# Task details
Count every line that includes the string "this" in the entries that follow. Nothing besides the number is needed.

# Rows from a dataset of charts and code
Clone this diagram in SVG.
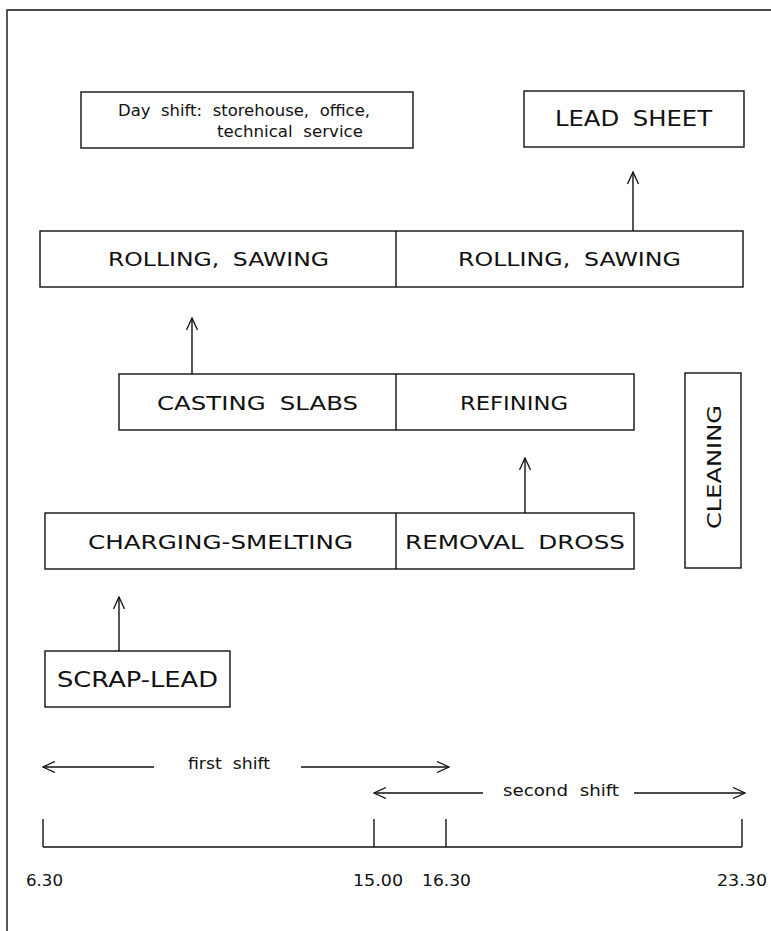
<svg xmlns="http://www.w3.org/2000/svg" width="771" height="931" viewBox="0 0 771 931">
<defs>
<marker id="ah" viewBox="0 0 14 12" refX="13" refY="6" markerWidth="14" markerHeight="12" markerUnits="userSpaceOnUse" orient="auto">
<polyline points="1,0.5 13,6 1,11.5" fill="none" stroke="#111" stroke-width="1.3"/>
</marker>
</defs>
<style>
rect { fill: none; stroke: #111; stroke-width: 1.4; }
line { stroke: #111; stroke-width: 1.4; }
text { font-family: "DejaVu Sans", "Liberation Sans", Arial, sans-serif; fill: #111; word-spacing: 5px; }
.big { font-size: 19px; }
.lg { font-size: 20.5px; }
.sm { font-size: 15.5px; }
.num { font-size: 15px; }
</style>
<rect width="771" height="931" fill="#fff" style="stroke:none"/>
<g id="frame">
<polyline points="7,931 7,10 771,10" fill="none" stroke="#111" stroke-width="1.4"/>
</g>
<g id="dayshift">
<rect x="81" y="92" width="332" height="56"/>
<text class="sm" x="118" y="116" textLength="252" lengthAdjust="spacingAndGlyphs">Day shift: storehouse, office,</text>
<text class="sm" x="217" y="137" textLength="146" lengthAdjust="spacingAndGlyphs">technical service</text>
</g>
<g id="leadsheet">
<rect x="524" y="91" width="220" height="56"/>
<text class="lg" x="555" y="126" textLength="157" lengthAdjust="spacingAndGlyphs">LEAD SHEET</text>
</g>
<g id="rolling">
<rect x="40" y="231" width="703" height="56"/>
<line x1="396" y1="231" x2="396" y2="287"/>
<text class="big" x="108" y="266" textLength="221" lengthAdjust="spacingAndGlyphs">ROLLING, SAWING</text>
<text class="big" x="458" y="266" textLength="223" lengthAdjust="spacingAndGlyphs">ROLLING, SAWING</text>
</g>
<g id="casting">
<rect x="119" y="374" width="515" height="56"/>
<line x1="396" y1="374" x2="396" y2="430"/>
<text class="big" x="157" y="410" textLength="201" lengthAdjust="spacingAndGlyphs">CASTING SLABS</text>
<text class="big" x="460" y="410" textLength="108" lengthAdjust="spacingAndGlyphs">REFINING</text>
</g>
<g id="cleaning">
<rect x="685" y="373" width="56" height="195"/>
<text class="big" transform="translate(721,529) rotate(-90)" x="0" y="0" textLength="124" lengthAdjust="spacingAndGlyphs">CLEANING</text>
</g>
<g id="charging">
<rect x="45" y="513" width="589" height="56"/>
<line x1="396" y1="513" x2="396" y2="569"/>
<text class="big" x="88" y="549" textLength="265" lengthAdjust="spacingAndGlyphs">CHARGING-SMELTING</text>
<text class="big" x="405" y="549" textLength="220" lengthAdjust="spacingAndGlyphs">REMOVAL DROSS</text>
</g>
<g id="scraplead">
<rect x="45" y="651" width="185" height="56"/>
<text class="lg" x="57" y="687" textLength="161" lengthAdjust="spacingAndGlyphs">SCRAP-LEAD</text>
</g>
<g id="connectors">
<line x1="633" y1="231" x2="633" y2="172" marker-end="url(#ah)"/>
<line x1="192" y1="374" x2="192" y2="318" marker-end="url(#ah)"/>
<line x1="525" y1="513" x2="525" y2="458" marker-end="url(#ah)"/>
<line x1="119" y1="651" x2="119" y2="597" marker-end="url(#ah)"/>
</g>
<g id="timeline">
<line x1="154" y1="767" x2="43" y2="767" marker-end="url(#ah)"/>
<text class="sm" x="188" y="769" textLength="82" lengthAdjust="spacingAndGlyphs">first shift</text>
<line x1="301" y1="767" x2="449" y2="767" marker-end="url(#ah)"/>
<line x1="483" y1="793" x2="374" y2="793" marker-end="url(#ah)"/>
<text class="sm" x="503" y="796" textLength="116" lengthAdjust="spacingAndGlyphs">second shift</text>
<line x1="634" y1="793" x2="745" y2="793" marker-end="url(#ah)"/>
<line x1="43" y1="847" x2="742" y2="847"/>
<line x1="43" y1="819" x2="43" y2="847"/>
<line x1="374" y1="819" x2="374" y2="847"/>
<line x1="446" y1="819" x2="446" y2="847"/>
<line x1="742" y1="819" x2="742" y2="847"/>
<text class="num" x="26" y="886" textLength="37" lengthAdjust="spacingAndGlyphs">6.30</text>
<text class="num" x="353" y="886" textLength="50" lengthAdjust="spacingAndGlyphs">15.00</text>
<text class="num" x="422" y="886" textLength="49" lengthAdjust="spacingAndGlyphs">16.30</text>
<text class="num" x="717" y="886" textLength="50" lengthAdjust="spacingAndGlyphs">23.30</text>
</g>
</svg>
* * *
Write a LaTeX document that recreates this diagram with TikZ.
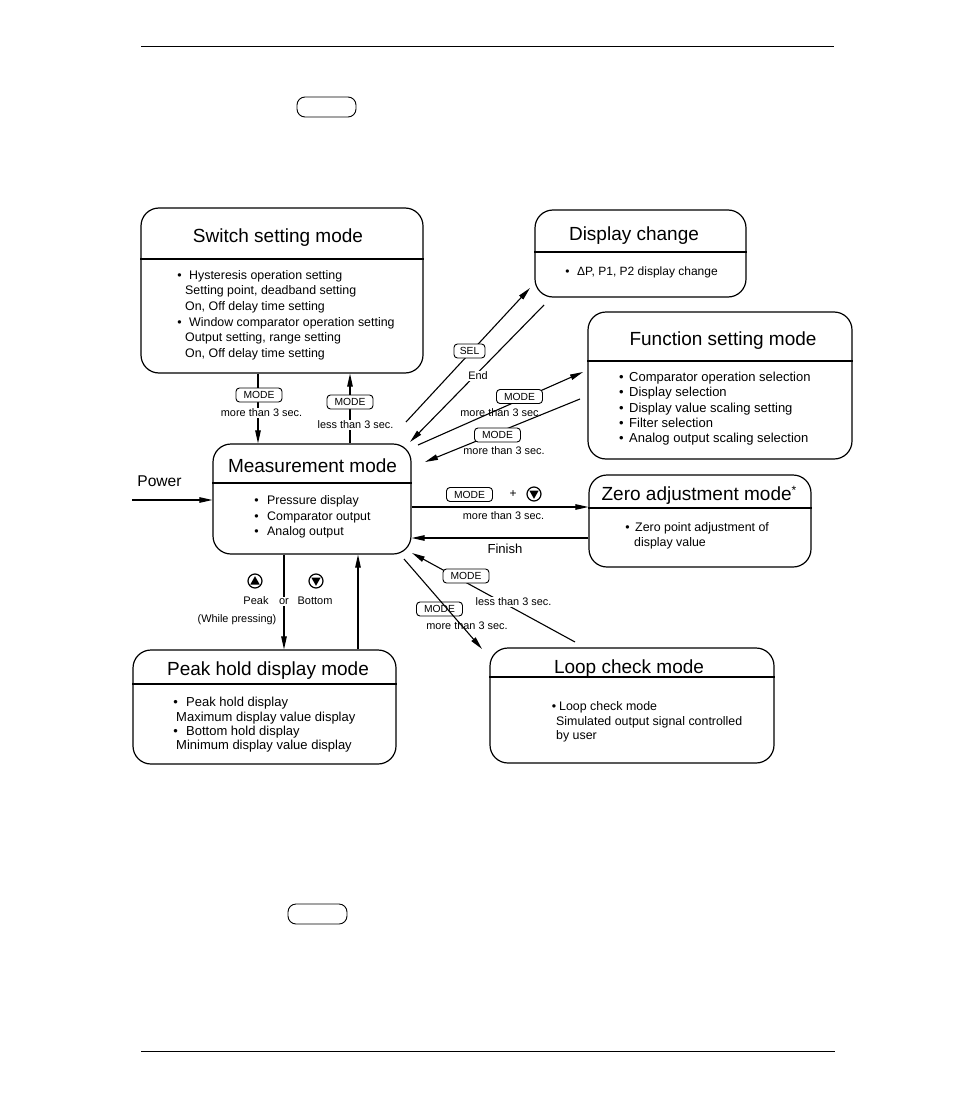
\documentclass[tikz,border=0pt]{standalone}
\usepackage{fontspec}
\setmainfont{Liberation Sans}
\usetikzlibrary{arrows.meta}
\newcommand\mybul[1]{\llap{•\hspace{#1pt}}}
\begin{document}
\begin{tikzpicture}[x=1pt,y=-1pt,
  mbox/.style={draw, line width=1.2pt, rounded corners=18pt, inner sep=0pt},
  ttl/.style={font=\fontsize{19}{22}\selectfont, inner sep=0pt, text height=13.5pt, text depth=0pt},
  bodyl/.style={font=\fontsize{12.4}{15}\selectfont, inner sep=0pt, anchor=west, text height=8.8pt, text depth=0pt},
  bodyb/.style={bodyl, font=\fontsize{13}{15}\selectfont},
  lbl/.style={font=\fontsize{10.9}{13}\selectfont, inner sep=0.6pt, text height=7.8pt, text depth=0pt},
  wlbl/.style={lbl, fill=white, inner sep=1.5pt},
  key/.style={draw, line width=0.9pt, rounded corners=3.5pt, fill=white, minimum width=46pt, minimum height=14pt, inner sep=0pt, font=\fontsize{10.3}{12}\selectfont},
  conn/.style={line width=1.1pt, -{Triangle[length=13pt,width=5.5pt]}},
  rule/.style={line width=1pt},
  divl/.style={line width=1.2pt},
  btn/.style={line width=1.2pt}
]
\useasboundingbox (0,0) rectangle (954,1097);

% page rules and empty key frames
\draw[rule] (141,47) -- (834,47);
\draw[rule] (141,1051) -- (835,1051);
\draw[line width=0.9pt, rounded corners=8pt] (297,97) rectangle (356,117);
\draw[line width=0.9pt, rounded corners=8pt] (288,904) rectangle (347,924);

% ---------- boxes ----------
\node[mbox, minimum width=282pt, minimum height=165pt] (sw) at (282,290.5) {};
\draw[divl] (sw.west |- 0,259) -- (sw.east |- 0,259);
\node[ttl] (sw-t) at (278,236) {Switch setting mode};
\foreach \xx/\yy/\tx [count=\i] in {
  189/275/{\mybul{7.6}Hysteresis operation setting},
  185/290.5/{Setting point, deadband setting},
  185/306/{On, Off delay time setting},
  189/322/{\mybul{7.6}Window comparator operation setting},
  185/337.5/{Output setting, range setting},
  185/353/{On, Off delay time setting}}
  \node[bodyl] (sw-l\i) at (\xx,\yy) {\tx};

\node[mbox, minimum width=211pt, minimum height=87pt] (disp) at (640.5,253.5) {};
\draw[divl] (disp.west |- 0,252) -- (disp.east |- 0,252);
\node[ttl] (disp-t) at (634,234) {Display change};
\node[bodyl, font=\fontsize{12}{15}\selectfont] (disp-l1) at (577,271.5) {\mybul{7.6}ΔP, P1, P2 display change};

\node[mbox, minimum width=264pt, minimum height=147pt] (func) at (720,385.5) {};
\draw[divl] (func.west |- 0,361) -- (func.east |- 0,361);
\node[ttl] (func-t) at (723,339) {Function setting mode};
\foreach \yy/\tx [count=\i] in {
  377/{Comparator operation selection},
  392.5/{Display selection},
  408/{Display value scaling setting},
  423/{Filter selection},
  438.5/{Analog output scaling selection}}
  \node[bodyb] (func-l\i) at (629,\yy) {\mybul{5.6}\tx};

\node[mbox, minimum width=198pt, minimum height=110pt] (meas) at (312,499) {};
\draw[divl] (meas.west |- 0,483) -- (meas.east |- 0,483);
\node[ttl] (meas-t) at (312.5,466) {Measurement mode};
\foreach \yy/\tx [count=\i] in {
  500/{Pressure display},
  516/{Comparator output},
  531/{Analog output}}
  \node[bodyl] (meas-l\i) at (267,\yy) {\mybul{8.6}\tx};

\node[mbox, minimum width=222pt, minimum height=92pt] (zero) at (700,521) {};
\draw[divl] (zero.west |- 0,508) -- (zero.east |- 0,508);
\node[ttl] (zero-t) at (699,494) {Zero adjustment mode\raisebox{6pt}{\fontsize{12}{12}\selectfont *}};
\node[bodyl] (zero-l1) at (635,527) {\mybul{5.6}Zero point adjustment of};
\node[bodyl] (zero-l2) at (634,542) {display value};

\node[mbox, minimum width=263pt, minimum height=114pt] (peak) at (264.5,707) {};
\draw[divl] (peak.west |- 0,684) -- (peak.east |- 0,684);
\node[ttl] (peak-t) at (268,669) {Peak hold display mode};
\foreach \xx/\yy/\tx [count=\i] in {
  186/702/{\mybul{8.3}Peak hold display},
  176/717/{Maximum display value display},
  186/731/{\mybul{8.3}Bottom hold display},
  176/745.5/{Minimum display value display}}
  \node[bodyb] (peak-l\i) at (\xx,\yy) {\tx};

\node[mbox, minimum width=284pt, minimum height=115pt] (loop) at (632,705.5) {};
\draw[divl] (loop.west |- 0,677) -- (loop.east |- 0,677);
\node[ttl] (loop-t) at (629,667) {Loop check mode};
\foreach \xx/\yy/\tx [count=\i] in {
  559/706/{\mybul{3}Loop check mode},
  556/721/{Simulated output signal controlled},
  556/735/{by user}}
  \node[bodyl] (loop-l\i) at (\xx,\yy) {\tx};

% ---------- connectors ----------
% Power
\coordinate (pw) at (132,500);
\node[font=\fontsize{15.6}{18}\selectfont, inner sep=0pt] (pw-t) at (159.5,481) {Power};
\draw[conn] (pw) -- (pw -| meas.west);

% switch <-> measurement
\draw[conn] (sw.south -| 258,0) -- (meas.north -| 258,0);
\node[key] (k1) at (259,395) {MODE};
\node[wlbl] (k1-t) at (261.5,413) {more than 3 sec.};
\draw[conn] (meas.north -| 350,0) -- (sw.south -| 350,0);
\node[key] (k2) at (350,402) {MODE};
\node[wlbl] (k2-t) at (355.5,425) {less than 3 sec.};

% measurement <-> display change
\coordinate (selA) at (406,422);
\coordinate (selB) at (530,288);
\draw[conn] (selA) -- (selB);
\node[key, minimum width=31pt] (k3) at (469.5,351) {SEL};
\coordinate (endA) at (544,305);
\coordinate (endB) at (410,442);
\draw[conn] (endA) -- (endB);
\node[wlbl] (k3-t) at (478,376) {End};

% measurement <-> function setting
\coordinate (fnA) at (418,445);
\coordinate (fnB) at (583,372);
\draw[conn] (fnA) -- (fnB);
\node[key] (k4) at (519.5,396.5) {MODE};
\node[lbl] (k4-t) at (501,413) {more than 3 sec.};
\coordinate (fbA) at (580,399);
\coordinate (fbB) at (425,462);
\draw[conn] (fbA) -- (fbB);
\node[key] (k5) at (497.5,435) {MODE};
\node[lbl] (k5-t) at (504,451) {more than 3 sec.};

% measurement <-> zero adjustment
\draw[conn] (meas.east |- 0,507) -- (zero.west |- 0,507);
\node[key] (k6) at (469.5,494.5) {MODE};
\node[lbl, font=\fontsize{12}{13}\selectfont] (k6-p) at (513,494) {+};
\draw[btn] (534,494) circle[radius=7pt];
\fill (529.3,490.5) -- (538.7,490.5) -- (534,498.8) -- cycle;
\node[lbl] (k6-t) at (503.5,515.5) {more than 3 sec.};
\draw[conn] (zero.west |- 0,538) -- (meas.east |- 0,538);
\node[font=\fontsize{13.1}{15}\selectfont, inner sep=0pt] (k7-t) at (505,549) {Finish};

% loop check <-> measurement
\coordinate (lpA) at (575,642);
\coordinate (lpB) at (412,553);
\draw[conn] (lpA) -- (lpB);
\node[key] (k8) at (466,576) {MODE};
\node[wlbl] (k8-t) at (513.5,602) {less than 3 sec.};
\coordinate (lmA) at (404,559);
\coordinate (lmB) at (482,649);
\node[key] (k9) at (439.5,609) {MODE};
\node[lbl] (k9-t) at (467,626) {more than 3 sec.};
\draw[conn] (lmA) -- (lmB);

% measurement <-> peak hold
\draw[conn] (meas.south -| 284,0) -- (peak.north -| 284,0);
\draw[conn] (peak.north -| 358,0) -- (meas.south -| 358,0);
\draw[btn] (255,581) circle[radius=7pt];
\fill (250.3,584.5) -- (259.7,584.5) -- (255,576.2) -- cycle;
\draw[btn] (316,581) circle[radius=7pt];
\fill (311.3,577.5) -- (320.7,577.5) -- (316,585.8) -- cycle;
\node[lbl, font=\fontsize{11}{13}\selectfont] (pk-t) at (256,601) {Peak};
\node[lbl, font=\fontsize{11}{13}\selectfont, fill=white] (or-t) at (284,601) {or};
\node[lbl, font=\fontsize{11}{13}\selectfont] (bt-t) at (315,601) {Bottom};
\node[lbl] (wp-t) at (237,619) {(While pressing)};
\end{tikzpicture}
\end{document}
---
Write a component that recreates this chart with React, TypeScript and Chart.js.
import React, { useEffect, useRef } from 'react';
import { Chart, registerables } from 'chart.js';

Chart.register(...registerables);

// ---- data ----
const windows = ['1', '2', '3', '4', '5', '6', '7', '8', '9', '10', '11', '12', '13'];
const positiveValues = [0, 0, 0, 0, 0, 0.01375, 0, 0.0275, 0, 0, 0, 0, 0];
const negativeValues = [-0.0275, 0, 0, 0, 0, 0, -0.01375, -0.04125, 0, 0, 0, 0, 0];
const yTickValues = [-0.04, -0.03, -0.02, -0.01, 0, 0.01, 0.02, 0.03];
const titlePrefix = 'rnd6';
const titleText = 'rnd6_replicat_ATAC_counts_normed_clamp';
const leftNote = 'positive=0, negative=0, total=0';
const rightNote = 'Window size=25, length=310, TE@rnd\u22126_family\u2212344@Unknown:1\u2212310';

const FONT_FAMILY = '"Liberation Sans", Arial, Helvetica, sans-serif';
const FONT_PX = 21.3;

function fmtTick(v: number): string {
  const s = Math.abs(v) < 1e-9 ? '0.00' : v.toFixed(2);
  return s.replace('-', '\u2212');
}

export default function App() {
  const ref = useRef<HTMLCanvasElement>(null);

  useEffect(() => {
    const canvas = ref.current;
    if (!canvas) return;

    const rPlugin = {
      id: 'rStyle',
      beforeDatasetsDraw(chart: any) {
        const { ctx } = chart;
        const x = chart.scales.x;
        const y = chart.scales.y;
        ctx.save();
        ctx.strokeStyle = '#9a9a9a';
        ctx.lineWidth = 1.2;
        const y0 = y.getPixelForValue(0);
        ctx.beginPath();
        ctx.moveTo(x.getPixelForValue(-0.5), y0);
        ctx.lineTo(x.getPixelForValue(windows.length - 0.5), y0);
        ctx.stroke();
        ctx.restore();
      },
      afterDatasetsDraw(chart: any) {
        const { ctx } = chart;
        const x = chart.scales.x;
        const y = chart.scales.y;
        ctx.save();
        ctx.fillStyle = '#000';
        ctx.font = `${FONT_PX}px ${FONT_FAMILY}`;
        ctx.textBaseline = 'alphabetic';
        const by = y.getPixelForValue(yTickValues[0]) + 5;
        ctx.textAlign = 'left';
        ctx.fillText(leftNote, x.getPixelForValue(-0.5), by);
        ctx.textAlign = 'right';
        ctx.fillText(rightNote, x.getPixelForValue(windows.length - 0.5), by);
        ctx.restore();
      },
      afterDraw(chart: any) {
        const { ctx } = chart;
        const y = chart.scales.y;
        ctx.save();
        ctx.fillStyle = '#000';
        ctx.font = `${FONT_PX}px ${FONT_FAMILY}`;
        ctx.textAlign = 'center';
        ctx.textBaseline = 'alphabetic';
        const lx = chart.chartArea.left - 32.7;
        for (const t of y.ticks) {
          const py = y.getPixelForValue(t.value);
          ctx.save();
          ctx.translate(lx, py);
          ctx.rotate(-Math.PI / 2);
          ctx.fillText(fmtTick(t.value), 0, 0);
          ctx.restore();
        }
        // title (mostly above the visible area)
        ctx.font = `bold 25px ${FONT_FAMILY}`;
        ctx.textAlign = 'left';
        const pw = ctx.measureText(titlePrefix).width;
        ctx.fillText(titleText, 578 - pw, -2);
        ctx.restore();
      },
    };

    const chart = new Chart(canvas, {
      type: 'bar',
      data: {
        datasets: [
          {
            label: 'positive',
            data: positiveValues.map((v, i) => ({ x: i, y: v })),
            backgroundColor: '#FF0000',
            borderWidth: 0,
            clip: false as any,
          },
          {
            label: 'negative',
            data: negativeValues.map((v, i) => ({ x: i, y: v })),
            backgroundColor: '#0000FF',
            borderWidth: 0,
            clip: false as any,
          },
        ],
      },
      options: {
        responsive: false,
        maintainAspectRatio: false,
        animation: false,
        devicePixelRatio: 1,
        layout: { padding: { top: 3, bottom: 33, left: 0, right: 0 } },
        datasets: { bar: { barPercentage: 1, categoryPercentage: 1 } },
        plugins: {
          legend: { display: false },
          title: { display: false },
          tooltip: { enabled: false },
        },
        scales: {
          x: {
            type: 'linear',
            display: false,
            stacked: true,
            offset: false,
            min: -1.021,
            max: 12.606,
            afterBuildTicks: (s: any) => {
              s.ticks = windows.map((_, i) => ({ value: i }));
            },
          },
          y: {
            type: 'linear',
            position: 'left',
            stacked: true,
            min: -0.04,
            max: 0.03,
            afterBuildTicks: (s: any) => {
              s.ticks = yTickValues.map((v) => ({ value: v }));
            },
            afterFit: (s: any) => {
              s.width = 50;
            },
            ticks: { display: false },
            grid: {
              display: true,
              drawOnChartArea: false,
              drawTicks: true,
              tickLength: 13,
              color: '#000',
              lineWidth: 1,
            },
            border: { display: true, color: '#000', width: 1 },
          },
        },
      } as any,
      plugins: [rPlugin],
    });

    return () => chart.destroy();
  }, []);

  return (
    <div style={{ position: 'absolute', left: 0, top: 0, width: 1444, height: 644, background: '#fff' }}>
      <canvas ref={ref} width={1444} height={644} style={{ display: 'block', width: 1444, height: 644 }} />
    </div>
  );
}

# Solved problem
3